The machined samples in shape of fatigue test standard (as shown in Figure 1(a)) were subjected to high frequency fatigue testing machine SANTAM with maximum frequency of 300 Hz and maximum load of 50 kN. The machine was regulated to produce sinusoidal load with the maximum stress, stress ratio, and frequency of 1380 MPa, 0.1, and 90 Hz, respectively. The number of cycles was recorded as fatigue life when the specimen fractured.

Methods

The experimental method in the present study is majorly focused on finding effect of pulse current (5, 10, and 15 A), pulse on time (600, 800, and 1000 µs), and spindle speed (50, 150, and 250 rpm) on fatigue life and surface integrity analysis. The reasons for selection of defined ranges can be found as follows:

The defined range for finding effect of discharge current is from 5 to 15 A with increment of 5 A. The value less than 5 A causes very long machining time. Also, the value higher than 15 A results in very rough surface and it causes drastic reduction of fatigue life that cannot be analyzed through systematic design of experiments.

The selected range for analyzing effect of pulse on time is from 600 to 1000 µs with increment of 200 µs. Value less than 600 µs long machining time results in very long machining time that is costly for production. On the other hand, the value further than 1000 µs results in excessive heat input and very poor surface integrity that makes the fatigue life machined sample non-comparative with the samples machined in the range of 600 to 1000 µs.

The defined range of spindle speed is from 50 to 250 rpm with increment of 50 rpm. When the spindle speed is less than 50 rpm, dimensional deviation as result of overcut occurs in the samples.

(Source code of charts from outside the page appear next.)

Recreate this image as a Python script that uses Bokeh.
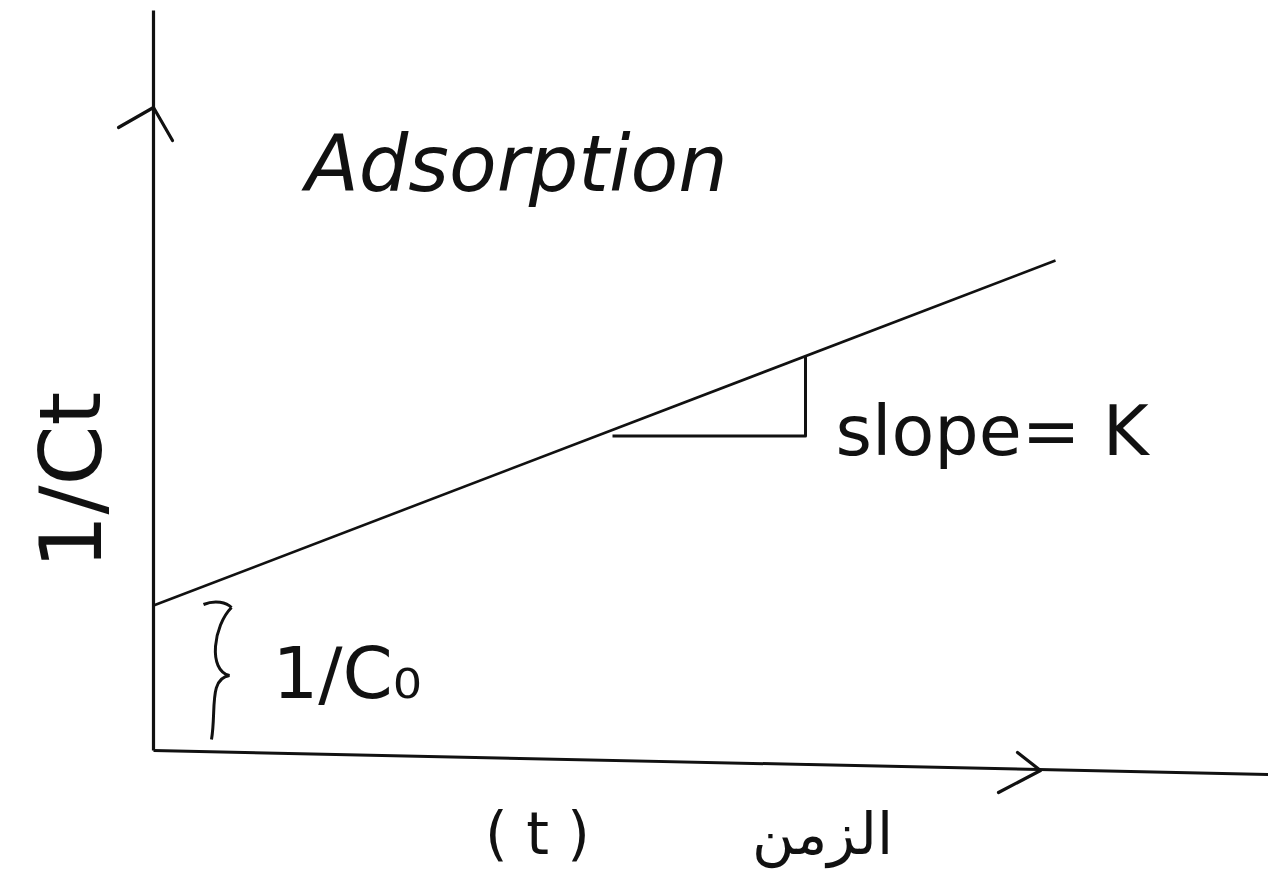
from bokeh.plotting import figure
from bokeh.models import Range1d, ColumnDataSource
from bokeh.core.properties import value
from bokeh.embed import file_html
from bokeh.resources import INLINE

# Linear adsorption plot: 1/Ct against time t, intercept 1/C0, slope K
t_line = [0.0, 9.02]          # time, start and end of the drawn line
inv_ct_line = [1.45, 4.90]    # 1/Ct at those times
intercept = inv_ct_line[0]    # 1/C0
slope_k = (inv_ct_line[1] - inv_ct_line[0]) / (t_line[1] - t_line[0])

# slope triangle: run between these two times
tri_t = [4.59, 6.52]

title_text = "Adsorption"
slope_label = "slope= K"
intercept_label = "1/C\u2080"
y_label = "1/Ct"
x_label = "( t )"
x_label_ar = "الزمن"

INK = "#111111"

p = figure(
    width=1268, height=872,
    x_range=Range1d(-1.53, 11.15), y_range=Range1d(-1.22, 7.50),
    output_backend="svg", toolbar_location=None,
    min_border=0, min_border_left=0, min_border_right=0,
    min_border_top=0, min_border_bottom=0,
)
p.xaxis.visible = False
p.yaxis.visible = False
p.xgrid.visible = False
p.ygrid.visible = False
p.outline_line_color = None
p.background_fill_color = "white"
p.border_fill_color = "white"

# axes drawn by hand style
p.line([0, 0], [0, 7.40], line_color=INK, line_width=3.2)
p.line([0, 11.15], [0, -0.24], line_color=INK, line_width=3.0)
# arrowheads
p.multi_line(
    xs=[[-0.35, 0.0, 0.19], [8.64, 8.87, 8.45]],
    ys=[[6.23, 6.43, 6.10], [-0.02, -0.20, -0.42]],
    line_color=INK, line_width=3.2, line_join="round", line_cap="round",
)

# the fitted straight line
p.line(t_line, inv_ct_line, line_color=INK, line_width=2.6)

# slope triangle
t_top = tri_t[1]
y_top = intercept + slope_k * t_top
y_base = intercept + slope_k * tri_t[0] - 0.06
p.line([tri_t[0], t_top, t_top], [y_base, y_base, y_top],
       line_color=INK, line_width=3.0, line_join="round")

# curly brace marking the intercept
brace = ColumnDataSource(dict(
    x0=[0.50, 0.78, 0.76], y0=[1.46, 1.43, 0.75],
    x1=[0.78, 0.76, 0.58], y1=[1.43, 0.75, 0.11],
    cx0=[0.62, 0.60, 0.55], cy0=[1.51, 1.25, 0.72],
    cx1=[0.73, 0.54, 0.63], cy1=[1.48, 0.80, 0.40],
))
p.bezier(x0="x0", y0="y0", x1="x1", y1="y1", cx0="cx0", cy0="cy0",
         cx1="cx1", cy1="cy1", source=brace, line_color=INK, line_width=3.0)

font = value("DejaVu Sans")

p.text(x=[1.52], y=[5.87], text=[title_text], text_font=font,
       text_font_size="78px", text_color=INK, text_baseline="alphabetic",
       text_align="left", text_font_style="italic")
p.text(x=[6.82], y=[3.20], text=[slope_label], text_font=font,
       text_font_size="70px", text_color=INK, text_baseline="alphabetic",
       text_align="left")
p.text(x=[1.19], y=[0.78], text=[intercept_label], text_font=font,
       text_font_size="72px", text_color=INK, text_baseline="alphabetic",
       text_align="left")
p.text(x=[-0.83], y=[2.70], text=[y_label], text_font=font,
       text_font_size="86px", text_color=INK, text_baseline="middle",
       text_align="center", angle=1.5708)
p.text(x=[3.84], y=[-0.83], text=[x_label], text_font=font,
       text_font_size="58px", text_color=INK, text_baseline="middle",
       text_align="center")
p.text(x=[6.69], y=[-0.83], text=[x_label_ar], text_font=font,
       text_font_size="58px", text_color=INK, text_baseline="middle",
       text_align="center")

open("out.html", "w").write(file_html(p, INLINE))
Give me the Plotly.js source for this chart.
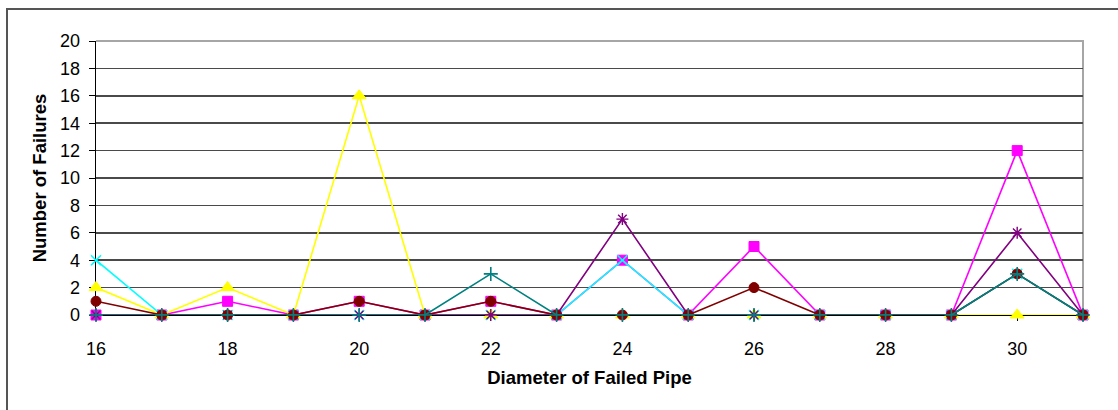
<!DOCTYPE html>
<html>
<head>
<meta charset="utf-8">
<script src="https://cdn.plot.ly/plotly-3.0.1.min.js"></script>
<style>
  html, body { margin: 0; padding: 0; background: #ffffff; overflow: hidden; }
  #frame {
    position: absolute; left: 6px; top: 8px;
    width: 1300px; height: 600px;
    border: 2px solid #555555; box-sizing: border-box;
  }
  #chart { position: absolute; left: 0; top: 0; width: 1118px; height: 410px; }
</style>
</head>
<body>
<div id="frame"></div>
<div id="chart"></div>
<script>
// Pipe diameters (x axis categories)
const diameters = [16, 17, 18, 19, 20, 21, 22, 23, 24, 25, 26, 27, 28, 29, 30, 31];
const xTickVals = [16, 18, 20, 22, 24, 26, 28, 30];

// Failure counts per series
const seriesMagenta = [0, 0, 1, 0, 1, 0, 1, 0, 4, 0, 5, 0, 0, 0, 12, 0];
const seriesYellow  = [2, 0, 2, 0, 16, 0, 0, 0, 0, 0, 0, 0, 0, 0, 0, 0];
const seriesCyan    = [4, 0, 0, 0, 0, 0, 0, 0, 4, 0, 0, 0, 0, 0, 3, 0];
const seriesPurple  = [0, 0, 0, 0, 0, 0, 0, 0, 7, 0, 0, 0, 0, 0, 6, 0];
const seriesDarkRed = [1, 0, 0, 0, 1, 0, 1, 0, 0, 0, 2, 0, 0, 0, 3, 0];
const seriesTeal    = [0, 0, 0, 0, 0, 0, 3, 0, 0, 0, 0, 0, 0, 0, 3, 0];

function line(name, y, color, symbol, size, lineW) {
  return {
    type: 'scatter', mode: 'lines+markers', name: name,
    x: diameters, y: y,
    line: { color: color, width: 1.6 },
    marker: { symbol: symbol, size: size, color: color, line: { color: color, width: lineW } },
    cliponaxis: false, showlegend: false
  };
}

const traces = [
  line('Series 2', seriesMagenta, '#FF00FF', 'square', 10, 1),
  line('Series 3', seriesYellow,  '#FFFF00', 'triangle-up', 12, 1),
  line('Series 4', seriesCyan,    '#00FFFF', 'x-thin-open', 10, 1.6),
  line('Series 5', seriesPurple,  '#800080', 'asterisk-open', 10, 1.4),
  line('Series 6', seriesDarkRed, '#800000', 'circle', 10, 1),
  line('Series 7', seriesTeal,    '#008080', 'cross-thin-open', 10, 1.6)
];

const tickFont = { family: 'Liberation Sans, Arial, sans-serif', size: 18, color: '#000000' };
const titleFont = { family: 'Liberation Sans, Arial, sans-serif', size: 18.5, color: '#000000', weight: 'bold' };

const layout = {
  width: 1118, height: 410,
  margin: { l: 96, r: 35, t: 41, b: 95 },
  paper_bgcolor: 'rgba(0,0,0,0)', plot_bgcolor: '#ffffff',
  xaxis: {
    range: [16, 31], tickvals: xTickVals, ticktext: xTickVals.map(String),
    showgrid: false, zeroline: false,
    showline: true, linecolor: '#000000', linewidth: 1,
    ticks: 'outside', ticklen: 5, tickcolor: '#000000', tickwidth: 1,
    ticklabelstandoff: 12,
    tickfont: tickFont, layer: 'below traces',
    title: { text: '<b>Diameter of Failed Pipe</b>', font: titleFont, standoff: 13 }
  },
  yaxis: {
    range: [0, 20], dtick: 2, tick0: 0,
    showgrid: true, gridcolor: '#4a4a4a', gridwidth: 1.6,
    zeroline: false,
    showline: true, linecolor: '#000000', linewidth: 1.4,
    ticks: 'outside', ticklen: 6, tickcolor: '#000000', tickwidth: 1,
    ticklabelstandoff: 5,
    tickfont: tickFont, layer: 'below traces',
    title: { text: '<b>Number of Failures</b>', font: titleFont, standoff: 8 }
  },
  shapes: [{
    type: 'path', xref: 'paper', yref: 'paper', layer: 'between',
    path: 'M 0 1 L 1 1 L 1 0',
    line: { color: '#a6a6a6', width: 2 }
  }]
};

Plotly.newPlot('chart', traces, layout, { staticPlot: true, displayModeBar: false });
</script>
</body>
</html>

On the other hand, when the spindle speed is further than 250 rpm, as result of high turbulent, flushing efficiency is restricted that influence the MRR and surface integrity.

In order to conduct the experiments, parameters such as pulse off time, open arc voltage, and servo feed voltage were kept constant at 100 µs, 100 V, and 40 V, respectively.

In order to study the parametric influence, and develop a model for incorporating effect of process factors on surface integrity and fatigue life, number of 27 (i.e. 3³) experiments based on full factorial design were carried out. Table 1 illustrates experimental design matrix and measured values of surface roughness, residual stress, hardness, and fatigue cycles.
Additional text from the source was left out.